The hapless commuter caused chaos as he was spotted by drivers and motorway cameras peddling furiously along the hard shoulder during rush hour traffic. Shockingly, the cyclist seemed oblivious to the danger he was in, only a few feet away from Europe’s busiest motorway. CCTV footage shows him twice crossing busy slip roads on his bike, apparently unmoved by the heavy traffic travelling at high speed.
Police managed to apprehend the unfortunate cyclist and drive him and his bike to safety. Responding officer Sergeant Phil Dix, from Surrey Police Road’s Policing Unit, commented:
”The cyclist was apparently taking a short cut home and was following a satellite navigation system on his mobile phone. It is extremely fortunate that there was a safe outcome and that the cyclist was not injured, or worse – especially as he had crossed several slip roads coming off the motorway.
“This is a good example of why motorists should always remain alert and vigilant on the roads as you never know what you may come across on your travels.
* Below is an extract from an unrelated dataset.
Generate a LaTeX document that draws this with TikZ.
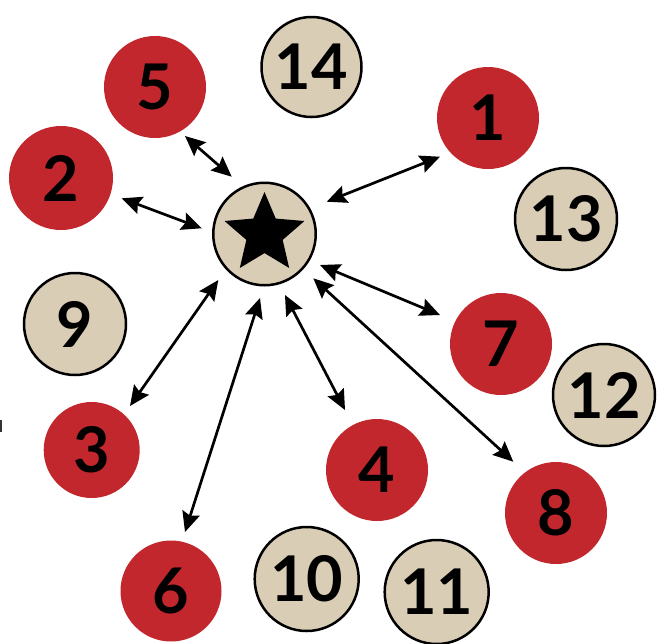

I would urge all road users to use a common sense approach when using a satnav, whether that be on foot, two wheels or more.”
Drivers on the route that morning reported significant delays to their journeys, while the unfortunate cyclist himself was left red-faced and out of pocket thanks to a (dare we say well-deserved!) £50 fine.
Human Error: Always A Cause For Concern
While it’s not every day that a misguided cyclist takes to the M25, this incident does serve as a timely reminder that road users must be vigilant when it comes to human error.
Luckily in this case, the cyclist was far enough removed from the traffic to avoid a tragedy. However, a similar lapse in judgment in a busy city centre or on a tight turn could have had dire consequences.
Coroner Mary Hassell, who presided over the inquests into the deaths of cyclists Brian Dorling and Philippine de Gerin-Ricard late last year, noted that unfortunate errors in judgment – not necessarily reckless cycling – were a contributing factor in a number of cyclist fatalities, commenting:
“[One] matter about which I’m going to make a report is the education of cyclists. I think we could change our culture. I appreciate that change has already begun. But I want to support that change, so that cyclists know instinctively how dangerous some of these manoeuvres are.”